Social media. Two decades ago, there was fresh money—lots of it—to be made in tech, and the way to make it was not by slowing down or waiting around or dithering about such trifles as the fate of democracy. Private companies moved fast at the risk of breaking human civilization, to hell with the haters. Regulations did not keep pace. All of the same could be said about today’s AI.

The trouble with the social-media comparison is that it undersells the sheer destructive potential of AI. As damaging as social media has been, it does not present an existential threat. Nor does it appear to have conferred, on any country, very meaningful strategic advantages over foreign adversaries, worries about TikTok notwithstanding. The same cannot be said of AI. In that respect, the better analogy is …

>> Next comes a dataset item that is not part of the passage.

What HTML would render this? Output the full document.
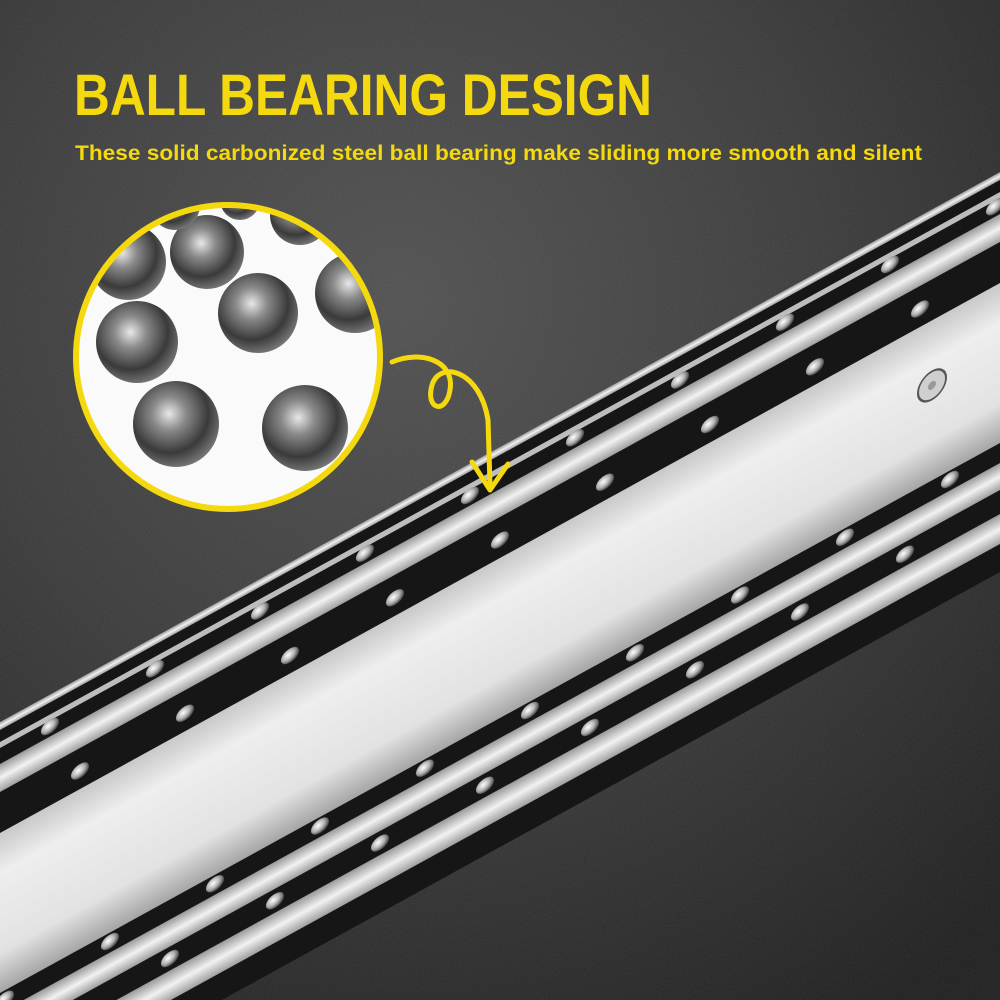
<!DOCTYPE html>
<html><head><meta charset="utf-8"><style>
html,body{margin:0;padding:0;width:1000px;height:1000px;overflow:hidden;background:#2b2b2b}
svg{display:block}
</style></head><body>
<svg width="1000" height="1000" viewBox="0 0 1000 1000" xmlns="http://www.w3.org/2000/svg">
<defs>
<radialGradient id="bg" cx="0.4" cy="0.3" r="0.85">
<stop offset="0" stop-color="#4e4e4e"/><stop offset="0.5" stop-color="#383838"/><stop offset="1" stop-color="#1c1c1c"/>
</radialGradient>
<linearGradient id="panel" x1="0" y1="0" x2="0" y2="1">
<stop offset="0" stop-color="#c8c8c8"/><stop offset="0.25" stop-color="#eeeeee"/><stop offset="0.75" stop-color="#e2e2e2"/><stop offset="1" stop-color="#a5a5a5"/>
</linearGradient>
<linearGradient id="silver" x1="0" y1="0" x2="0" y2="1">
<stop offset="0" stop-color="#9a9a9a"/><stop offset="0.5" stop-color="#f2f2f2"/><stop offset="1" stop-color="#a0a0a0"/>
</linearGradient>
<radialGradient id="ball" cx="0.42" cy="0.38" r="0.65">
<stop offset="0" stop-color="#e8e8e8"/><stop offset="0.3" stop-color="#8a8a8a"/><stop offset="0.7" stop-color="#3a3a3a"/><stop offset="1" stop-color="#7a7a7a"/>
</radialGradient>
<radialGradient id="sball" cx="0.4" cy="0.4" r="0.6">
<stop offset="0" stop-color="#ffffff"/><stop offset="0.6" stop-color="#b0b0b0"/><stop offset="1" stop-color="#505050"/>
</radialGradient>
<pattern id="balls" x="0" y="-10" width="105" height="20" patternUnits="userSpaceOnUse">
<ellipse cx="50" cy="10" rx="9" ry="7" fill="url(#sball)"/>
</pattern>
<clipPath id="cc"><circle cx="228" cy="357" r="150"/></clipPath>
<clipPath id="frame"><rect width="1000" height="1000"/></clipPath>
<filter id="noise"><feTurbulence type="fractalNoise" baseFrequency="0.9" numOctaves="2"/><feColorMatrix values="0 0 0 0 1 0 0 0 0 1 0 0 0 0 1 0 0 0 0.22 0"/></filter>
</defs>
<rect width="1000" height="1000" fill="url(#bg)"/>
<rect width="1000" height="1000" filter="url(#noise)" opacity="0.5"/>

<g clip-path="url(#frame)">
<g transform="matrix(1,-0.55,0,1,0,722)">
<rect x="-50" y="0" width="1100" height="400" fill="#161616"/>
<rect x="-50" y="0" width="1100" height="8" fill="url(#silver)"/>
<rect x="-50" y="20" width="1100" height="6" fill="#bdbdbd"/>
<g transform="translate(0,32)"><rect x="-50" y="-10" width="1100" height="20" fill="url(#balls)"/></g>
<rect x="-50" y="42" width="1100" height="28" fill="url(#silver)"/>
<g transform="translate(30,93)"><rect x="-80" y="-10" width="1100" height="20" fill="url(#balls)"/></g>
<rect x="-50" y="111" width="1100" height="160" fill="url(#panel)"/>
<g transform="translate(60,280)"><rect x="-110" y="-10" width="1100" height="20" fill="url(#balls)"/></g>
<rect x="-50" y="291" width="1100" height="27" fill="url(#silver)"/>
<g transform="translate(15,330)"><rect x="-65" y="-10" width="1100" height="20" fill="url(#balls)"/></g>
<rect x="-50" y="342" width="1100" height="30" fill="url(#silver)"/>
<circle cx="932" cy="176" r="14" fill="#cfcfcf" stroke="#555" stroke-width="2"/>
<circle cx="932" cy="176" r="4" fill="#999"/>
</g>
</g>

<circle cx="228" cy="357" r="152" fill="#fafafa"/>
<g clip-path="url(#cc)">
<circle cx="128" cy="262" r="38" fill="url(#ball)"/>
<circle cx="207" cy="252" r="37" fill="url(#ball)"/>
<circle cx="300" cy="215" r="30" fill="url(#ball)"/>
<circle cx="355" cy="293" r="40" fill="url(#ball)"/>
<circle cx="258" cy="313" r="40" fill="url(#ball)"/>
<circle cx="137" cy="342" r="41" fill="url(#ball)"/>
<circle cx="176" cy="424" r="43" fill="url(#ball)"/>
<circle cx="305" cy="428" r="43" fill="url(#ball)"/>
<circle cx="175" cy="205" r="25" fill="url(#ball)"/>
<circle cx="240" cy="200" r="20" fill="url(#ball)"/>
</g>
<circle cx="228" cy="357" r="152" fill="none" stroke="#f5d90f" stroke-width="6"/>

<path d="M392,362 C420,350 455,360 450,390 C446,415 425,410 432,385 C440,360 480,370 488,420 L490,485" fill="none" stroke="#f5d90f" stroke-width="5" stroke-linecap="round"/>
<path d="M472,462 L490,490 L508,464" fill="none" stroke="#f5d90f" stroke-width="5" stroke-linecap="round" stroke-linejoin="round"/>

<text x="74" y="115" font-family="Liberation Sans, sans-serif" font-weight="bold" font-size="58" fill="#f5d90f" textLength="578" lengthAdjust="spacingAndGlyphs">BALL BEARING DESIGN</text>
<text x="75" y="160" font-family="Liberation Sans, sans-serif" font-weight="600" font-size="21" fill="#f5d90f" textLength="847" lengthAdjust="spacingAndGlyphs">These solid carbonized steel ball bearing make sliding more smooth and silent</text>
</svg>
</body></html>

Nuclear weapons. This comparison captures both the gravity of the threat and where that threat is likely to originate. Few individuals could muster the colossal resources and technical expertise needed to construct and deploy a nuclear bomb. Thankfully, nukes are the domain of nation-states. AI research has similarly high barriers to entry and similar global geopolitical dynamics. The AI arms race between the U.S. and China is under way, and tech executives are already invoking it as a justification for moving as quickly as possible. As was the case for nuclear-weapons research, citing international competition has been a way of dismissing pleas to pump the brakes.

But nuclear-weapons technology is much narrower in scope than AI. The utility of nukes is purely military; and governments, not companies or individuals, build and wield them. That makes their dangers less diffuse than those that come from AI research. In that respect, the better analogy is …

Electricity. A saw is for cutting, a pen for writing, a hammer for pounding nails. These things are tools; each has a specific function. Electricity does not. It’s less a tool than a force, more a coefficient than a constant, pervading virtually all aspects of life. AI is like this too—or it could be.

Except that electricity never (really) threatened to kill us all. AI may be diffuse, but it’s also menacing. Not even the nuclear analogy quite captures the nature of the threat. Forget the Cold War–era fears of American and Soviet leaders with their fingers hovering above little red buttons. The biggest threat of superintelligent AI is not that our adversaries will use it against us. It’s the superintelligent AI itself. In that respect, the better analogy is …

Teller’s fear of atmospheric ignition. Once you detonate the bomb—once you build the superintelligent AI—there is no going back. Either the atmosphere ignites or it doesn’t. No do-overs. In the end, Teller’s worry turned out to be unfounded. Further calculations demonstrated that the atmosphere would not ignite—though two Japanese cities eventually did—and the Manhattan Project moved forward.

No further calculations will rule out the possibility of AI apocalypse. The Teller analogy, like all the others, only goes so far. To some extent, this is just the nature of analogies: They are illuminating but incomplete. But it also speaks to the sweeping nature of AI. It encompasses elements of gain-of-function research, social media, and nuclear weapons. It is like all of them—and, in that way, like none of them.